JOHNS CREEK, Ga. – The five-week investigation into an assault charge against Johns Creek City Manager John Kachmar levied by a citizen he accosted after a City Council meeting Oct. 7 is over. No further action will be taken now that the complainant Gerald Bush has decided not to pursue the case further.
Bush had alleged that after the meeting, Kachmar had confronted a woman who had spoken at the meeting and was critical of the city’s lack of response. Bush said when he intervened, Kachmar then turned on him verbally and jabbed a finger in his chest. That was the basis of the assault charge.
The night of the incident, Kachmar approached Christy Johnson, a resident who made critical comments about the lack of help she had received from his office about a proposed roundabout on Sargent Road. She complained she had not been given the information she requested.
She said Kachmar then berated her for “lying” and concluded by saying, “You are a liar.”
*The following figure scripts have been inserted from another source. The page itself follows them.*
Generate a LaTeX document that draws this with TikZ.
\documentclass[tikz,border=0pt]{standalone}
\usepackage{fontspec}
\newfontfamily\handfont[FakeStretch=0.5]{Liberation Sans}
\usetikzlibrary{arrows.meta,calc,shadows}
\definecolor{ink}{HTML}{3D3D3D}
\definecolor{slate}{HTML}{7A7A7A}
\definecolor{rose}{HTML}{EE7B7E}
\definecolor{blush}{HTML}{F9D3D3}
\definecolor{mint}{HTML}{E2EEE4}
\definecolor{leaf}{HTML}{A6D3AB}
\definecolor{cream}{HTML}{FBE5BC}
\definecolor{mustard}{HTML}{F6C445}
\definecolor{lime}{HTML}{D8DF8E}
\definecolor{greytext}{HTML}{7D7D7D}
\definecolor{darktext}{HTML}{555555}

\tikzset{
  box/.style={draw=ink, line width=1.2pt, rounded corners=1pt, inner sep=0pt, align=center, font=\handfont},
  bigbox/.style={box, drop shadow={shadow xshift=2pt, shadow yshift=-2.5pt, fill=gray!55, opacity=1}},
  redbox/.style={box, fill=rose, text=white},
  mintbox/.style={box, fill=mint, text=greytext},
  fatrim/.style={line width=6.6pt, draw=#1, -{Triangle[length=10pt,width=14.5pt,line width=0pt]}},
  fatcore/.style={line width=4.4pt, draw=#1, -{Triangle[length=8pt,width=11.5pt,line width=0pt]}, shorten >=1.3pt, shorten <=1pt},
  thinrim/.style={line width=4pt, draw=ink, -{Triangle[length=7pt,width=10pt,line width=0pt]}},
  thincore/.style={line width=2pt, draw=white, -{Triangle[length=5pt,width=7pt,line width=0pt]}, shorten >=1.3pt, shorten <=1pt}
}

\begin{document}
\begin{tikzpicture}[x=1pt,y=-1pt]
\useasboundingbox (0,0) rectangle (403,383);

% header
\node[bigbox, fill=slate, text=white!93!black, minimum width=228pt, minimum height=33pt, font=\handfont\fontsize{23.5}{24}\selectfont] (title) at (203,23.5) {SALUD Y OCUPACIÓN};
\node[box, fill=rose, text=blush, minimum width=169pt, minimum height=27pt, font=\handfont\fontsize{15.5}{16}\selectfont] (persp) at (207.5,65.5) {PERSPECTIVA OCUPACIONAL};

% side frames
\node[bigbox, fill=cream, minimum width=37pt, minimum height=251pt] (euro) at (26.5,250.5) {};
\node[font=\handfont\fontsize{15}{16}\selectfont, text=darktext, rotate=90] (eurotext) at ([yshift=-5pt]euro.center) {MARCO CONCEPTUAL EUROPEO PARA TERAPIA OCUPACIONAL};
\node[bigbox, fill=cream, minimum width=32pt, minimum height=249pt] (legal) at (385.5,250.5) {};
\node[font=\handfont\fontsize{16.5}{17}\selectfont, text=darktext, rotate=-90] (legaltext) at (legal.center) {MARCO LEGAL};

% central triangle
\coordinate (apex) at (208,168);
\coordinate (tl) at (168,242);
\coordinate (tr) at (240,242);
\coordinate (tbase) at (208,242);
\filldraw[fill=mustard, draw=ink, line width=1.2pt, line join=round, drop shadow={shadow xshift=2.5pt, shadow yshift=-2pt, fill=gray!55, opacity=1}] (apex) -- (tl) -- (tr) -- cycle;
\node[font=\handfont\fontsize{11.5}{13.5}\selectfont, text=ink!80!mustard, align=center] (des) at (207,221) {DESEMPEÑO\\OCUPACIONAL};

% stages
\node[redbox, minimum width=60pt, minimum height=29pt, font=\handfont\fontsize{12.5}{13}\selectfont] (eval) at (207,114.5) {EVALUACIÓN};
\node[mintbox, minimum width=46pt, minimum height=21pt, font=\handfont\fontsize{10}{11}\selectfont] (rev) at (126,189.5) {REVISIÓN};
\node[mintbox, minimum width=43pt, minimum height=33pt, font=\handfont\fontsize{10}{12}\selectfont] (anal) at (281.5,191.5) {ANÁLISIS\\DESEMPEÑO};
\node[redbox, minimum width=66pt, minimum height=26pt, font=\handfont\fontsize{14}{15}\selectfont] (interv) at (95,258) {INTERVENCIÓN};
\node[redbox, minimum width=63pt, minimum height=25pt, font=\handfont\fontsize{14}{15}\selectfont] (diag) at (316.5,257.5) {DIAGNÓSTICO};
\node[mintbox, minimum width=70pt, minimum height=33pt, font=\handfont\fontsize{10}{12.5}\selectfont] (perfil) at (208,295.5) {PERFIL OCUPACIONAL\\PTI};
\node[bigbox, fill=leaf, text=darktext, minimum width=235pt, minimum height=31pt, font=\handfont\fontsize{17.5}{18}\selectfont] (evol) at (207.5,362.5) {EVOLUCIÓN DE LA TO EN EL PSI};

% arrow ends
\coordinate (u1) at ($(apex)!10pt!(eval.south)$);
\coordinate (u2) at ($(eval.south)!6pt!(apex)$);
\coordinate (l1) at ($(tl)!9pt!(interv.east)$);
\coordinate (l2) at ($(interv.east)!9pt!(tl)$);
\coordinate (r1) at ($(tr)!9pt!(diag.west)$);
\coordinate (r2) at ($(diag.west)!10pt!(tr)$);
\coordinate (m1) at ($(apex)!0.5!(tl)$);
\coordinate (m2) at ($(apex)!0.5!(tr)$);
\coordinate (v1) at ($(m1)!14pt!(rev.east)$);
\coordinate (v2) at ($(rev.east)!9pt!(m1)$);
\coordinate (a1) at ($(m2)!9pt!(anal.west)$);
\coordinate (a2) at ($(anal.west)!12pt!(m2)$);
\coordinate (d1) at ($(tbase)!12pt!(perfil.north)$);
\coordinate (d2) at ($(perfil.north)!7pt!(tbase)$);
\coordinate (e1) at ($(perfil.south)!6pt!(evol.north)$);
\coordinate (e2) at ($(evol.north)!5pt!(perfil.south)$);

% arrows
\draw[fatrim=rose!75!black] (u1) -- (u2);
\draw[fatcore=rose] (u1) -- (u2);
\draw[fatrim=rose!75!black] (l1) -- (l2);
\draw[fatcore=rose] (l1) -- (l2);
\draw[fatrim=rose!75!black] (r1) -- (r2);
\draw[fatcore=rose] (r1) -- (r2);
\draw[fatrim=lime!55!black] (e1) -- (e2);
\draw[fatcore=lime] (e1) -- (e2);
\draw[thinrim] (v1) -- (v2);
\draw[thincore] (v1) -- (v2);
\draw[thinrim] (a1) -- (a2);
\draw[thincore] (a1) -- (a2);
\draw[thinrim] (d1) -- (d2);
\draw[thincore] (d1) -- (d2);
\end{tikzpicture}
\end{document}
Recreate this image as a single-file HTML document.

Then Bush yelled at Kachmar as he was walking away, upon which the city manager turned back and as Bush described, “got in his face.”
Bush said he did not speak further to Kachmar. But Kachmar continued to speak to him using profane language. Bush said he thought Kachmar was trying to provoke him into a fight.
Kachmar has admitted he was angry at what he considered unfair criticism mounted by political supporters of Mayor Mike Bodker who was then locked in a heated election campaign with former Councilwoman Bev Miller.
Kachmar said he had records of dozens of email responses to Johnson’s requests, and that he felt she was just trying to embarrass him and his office. When Bush shouted a slur at him, he turned back to face him partly because he did not want anyone to think he “was intimidated.”
Both Kachmar and Bush are well over 6 feet tall.
After 13 interviews by police, no witness could say for sure there was physical contact.
Fulton County Solicitor Carmen Smith told Johns Creek Police her office would not pursue the case unless the complainant – Bush – filed a complaint in the Fulton County Solicitor’s Office in Atlanta “just like any other ordinary citizen.”
Bush said he decided to let the matter drop.
“After hearing the initial reports from the police and the witnesses’ comments that they didn’t see anything, it didn’t really surprise me,” he said. “We were really close together.
“I just wanted to bring his actions to the public’s attention,” Bush said. “His language and his overreaction to the situation was way out of line. What he said to Christy Johnson was way out of line.”
Those actions still need to be acted on by the City Council, he said.
At the time, it was in the final month of the elections, and the council split on what action, if any, to take with Kachmar. Bodker and Councilwoman Kelly Stewart both called for Kachmar’s resignation and chastised the other councilmembers for dragging their feet to take any action over the incident.
The other councilmembers said they were prevented from taking action while the matter was the subject of a police investigation. They spoke to the need to follow “due process” in an employee matter.
At press time, the City Council had yet to take any announced action in the matter.